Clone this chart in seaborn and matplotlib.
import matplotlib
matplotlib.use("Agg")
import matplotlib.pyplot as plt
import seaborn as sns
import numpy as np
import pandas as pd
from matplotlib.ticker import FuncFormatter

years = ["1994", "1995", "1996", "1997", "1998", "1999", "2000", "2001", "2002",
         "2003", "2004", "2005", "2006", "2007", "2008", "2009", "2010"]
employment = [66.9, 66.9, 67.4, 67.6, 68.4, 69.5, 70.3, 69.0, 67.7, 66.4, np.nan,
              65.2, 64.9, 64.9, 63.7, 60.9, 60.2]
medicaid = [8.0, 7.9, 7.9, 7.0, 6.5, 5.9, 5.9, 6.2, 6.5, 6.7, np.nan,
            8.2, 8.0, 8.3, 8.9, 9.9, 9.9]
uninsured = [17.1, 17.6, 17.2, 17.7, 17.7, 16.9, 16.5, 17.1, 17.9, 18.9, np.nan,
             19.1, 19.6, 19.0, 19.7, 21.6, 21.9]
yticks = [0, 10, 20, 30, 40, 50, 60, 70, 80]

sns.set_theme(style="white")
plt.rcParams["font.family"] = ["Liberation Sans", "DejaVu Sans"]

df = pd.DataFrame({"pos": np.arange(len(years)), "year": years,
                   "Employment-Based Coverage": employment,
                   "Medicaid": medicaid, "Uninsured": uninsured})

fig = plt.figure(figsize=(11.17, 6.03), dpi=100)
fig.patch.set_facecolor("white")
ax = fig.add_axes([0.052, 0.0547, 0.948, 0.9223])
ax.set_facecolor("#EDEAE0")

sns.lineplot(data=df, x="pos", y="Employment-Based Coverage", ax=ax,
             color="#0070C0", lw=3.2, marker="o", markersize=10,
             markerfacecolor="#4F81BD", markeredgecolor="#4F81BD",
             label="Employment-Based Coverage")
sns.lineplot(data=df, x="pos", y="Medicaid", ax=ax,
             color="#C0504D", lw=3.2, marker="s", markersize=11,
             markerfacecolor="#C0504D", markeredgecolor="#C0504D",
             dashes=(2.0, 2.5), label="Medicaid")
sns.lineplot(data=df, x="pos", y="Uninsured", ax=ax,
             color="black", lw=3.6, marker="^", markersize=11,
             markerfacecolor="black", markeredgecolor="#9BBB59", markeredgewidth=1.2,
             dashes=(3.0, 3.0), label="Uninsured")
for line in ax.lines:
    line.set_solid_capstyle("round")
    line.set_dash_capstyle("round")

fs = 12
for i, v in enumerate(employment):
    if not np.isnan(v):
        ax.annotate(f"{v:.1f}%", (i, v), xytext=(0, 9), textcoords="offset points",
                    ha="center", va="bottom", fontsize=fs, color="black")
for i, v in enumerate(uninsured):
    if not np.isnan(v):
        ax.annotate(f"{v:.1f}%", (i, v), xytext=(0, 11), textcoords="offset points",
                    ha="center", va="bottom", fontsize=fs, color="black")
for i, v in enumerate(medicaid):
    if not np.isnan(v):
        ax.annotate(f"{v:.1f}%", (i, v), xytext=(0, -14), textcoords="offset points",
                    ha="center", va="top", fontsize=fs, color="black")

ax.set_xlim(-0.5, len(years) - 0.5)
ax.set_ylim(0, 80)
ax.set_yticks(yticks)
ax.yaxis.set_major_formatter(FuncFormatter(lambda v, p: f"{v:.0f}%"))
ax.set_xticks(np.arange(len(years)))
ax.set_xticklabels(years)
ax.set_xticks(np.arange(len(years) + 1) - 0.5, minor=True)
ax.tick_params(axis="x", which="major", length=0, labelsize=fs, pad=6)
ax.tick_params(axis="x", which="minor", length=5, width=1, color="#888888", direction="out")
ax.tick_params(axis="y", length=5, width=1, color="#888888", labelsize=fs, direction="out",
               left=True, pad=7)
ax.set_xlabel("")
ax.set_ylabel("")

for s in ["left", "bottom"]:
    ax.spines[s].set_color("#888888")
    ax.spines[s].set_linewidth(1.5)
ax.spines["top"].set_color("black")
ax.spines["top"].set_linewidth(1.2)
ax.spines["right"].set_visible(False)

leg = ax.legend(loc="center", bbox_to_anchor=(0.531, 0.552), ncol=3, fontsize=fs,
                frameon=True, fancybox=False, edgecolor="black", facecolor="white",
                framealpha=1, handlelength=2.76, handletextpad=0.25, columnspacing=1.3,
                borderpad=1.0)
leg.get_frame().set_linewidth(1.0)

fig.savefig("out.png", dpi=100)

- **The exercise**
All of the lines above must be returned exactly.

- **Answer to the problem**
Clone this chart in seaborn and matplotlib.
import matplotlib
matplotlib.use("Agg")
import matplotlib.pyplot as plt
import seaborn as sns
import numpy as np
import pandas as pd
from matplotlib.ticker import FuncFormatter

years = ["1994", "1995", "1996", "1997", "1998", "1999", "2000", "2001", "2002",
         "2003", "2004", "2005", "2006", "2007", "2008", "2009", "2010"]
employment = [66.9, 66.9, 67.4, 67.6, 68.4, 69.5, 70.3, 69.0, 67.7, 66.4, np.nan,
              65.2, 64.9, 64.9, 63.7, 60.9, 60.2]
medicaid = [8.0, 7.9, 7.9, 7.0, 6.5, 5.9, 5.9, 6.2, 6.5, 6.7, np.nan,
            8.2, 8.0, 8.3, 8.9, 9.9, 9.9]
uninsured = [17.1, 17.6, 17.2, 17.7, 17.7, 16.9, 16.5, 17.1, 17.9, 18.9, np.nan,
             19.1, 19.6, 19.0, 19.7, 21.6, 21.9]
yticks = [0, 10, 20, 30, 40, 50, 60, 70, 80]

sns.set_theme(style="white")
plt.rcParams["font.family"] = ["Liberation Sans", "DejaVu Sans"]

df = pd.DataFrame({"pos": np.arange(len(years)), "year": years,
                   "Employment-Based Coverage": employment,
                   "Medicaid": medicaid, "Uninsured": uninsured})

fig = plt.figure(figsize=(11.17, 6.03), dpi=100)
fig.patch.set_facecolor("white")
ax = fig.add_axes([0.052, 0.0547, 0.948, 0.9223])
ax.set_facecolor("#EDEAE0")

sns.lineplot(data=df, x="pos", y="Employment-Based Coverage", ax=ax,
             color="#0070C0", lw=3.2, marker="o", markersize=10,
             markerfacecolor="#4F81BD", markeredgecolor="#4F81BD",
             label="Employment-Based Coverage")
sns.lineplot(data=df, x="pos", y="Medicaid", ax=ax,
             color="#C0504D", lw=3.2, marker="s", markersize=11,
             markerfacecolor="#C0504D", markeredgecolor="#C0504D",
             dashes=(2.0, 2.5), label="Medicaid")
sns.lineplot(data=df, x="pos", y="Uninsured", ax=ax,
             color="black", lw=3.6, marker="^", markersize=11,
             markerfacecolor="black", markeredgecolor="#9BBB59", markeredgewidth=1.2,
             dashes=(3.0, 3.0), label="Uninsured")
for line in ax.lines:
    line.set_solid_capstyle("round")
    line.set_dash_capstyle("round")

fs = 12
for i, v in enumerate(employment):
    if not np.isnan(v):
        ax.annotate(f"{v:.1f}%", (i, v), xytext=(0, 9), textcoords="offset points",
                    ha="center", va="bottom", fontsize=fs, color="black")
for i, v in enumerate(uninsured):
    if not np.isnan(v):
        ax.annotate(f"{v:.1f}%", (i, v), xytext=(0, 11), textcoords="offset points",
                    ha="center", va="bottom", fontsize=fs, color="black")
for i, v in enumerate(medicaid):
    if not np.isnan(v):
        ax.annotate(f"{v:.1f}%", (i, v), xytext=(0, -14), textcoords="offset points",
                    ha="center", va="top", fontsize=fs, color="black")

ax.set_xlim(-0.5, len(years) - 0.5)
ax.set_ylim(0, 80)
ax.set_yticks(yticks)
ax.yaxis.set_major_formatter(FuncFormatter(lambda v, p: f"{v:.0f}%"))
ax.set_xticks(np.arange(len(years)))
ax.set_xticklabels(years)
ax.set_xticks(np.arange(len(years) + 1) - 0.5, minor=True)
ax.tick_params(axis="x", which="major", length=0, labelsize=fs, pad=6)
ax.tick_params(axis="x", which="minor", length=5, width=1, color="#888888", direction="out")
ax.tick_params(axis="y", length=5, width=1, color="#888888", labelsize=fs, direction="out",
               left=True, pad=7)
ax.set_xlabel("")
ax.set_ylabel("")

for s in ["left", "bottom"]:
    ax.spines[s].set_color("#888888")
    ax.spines[s].set_linewidth(1.5)
ax.spines["top"].set_color("black")
ax.spines["top"].set_linewidth(1.2)
ax.spines["right"].set_visible(False)

leg = ax.legend(loc="center", bbox_to_anchor=(0.531, 0.552), ncol=3, fontsize=fs,
                frameon=True, fancybox=False, edgecolor="black", facecolor="white",
                framealpha=1, handlelength=2.76, handletextpad=0.25, columnspacing=1.3,
                borderpad=1.0)
leg.get_frame().set_linewidth(1.0)

fig.savefig("out.png", dpi=100)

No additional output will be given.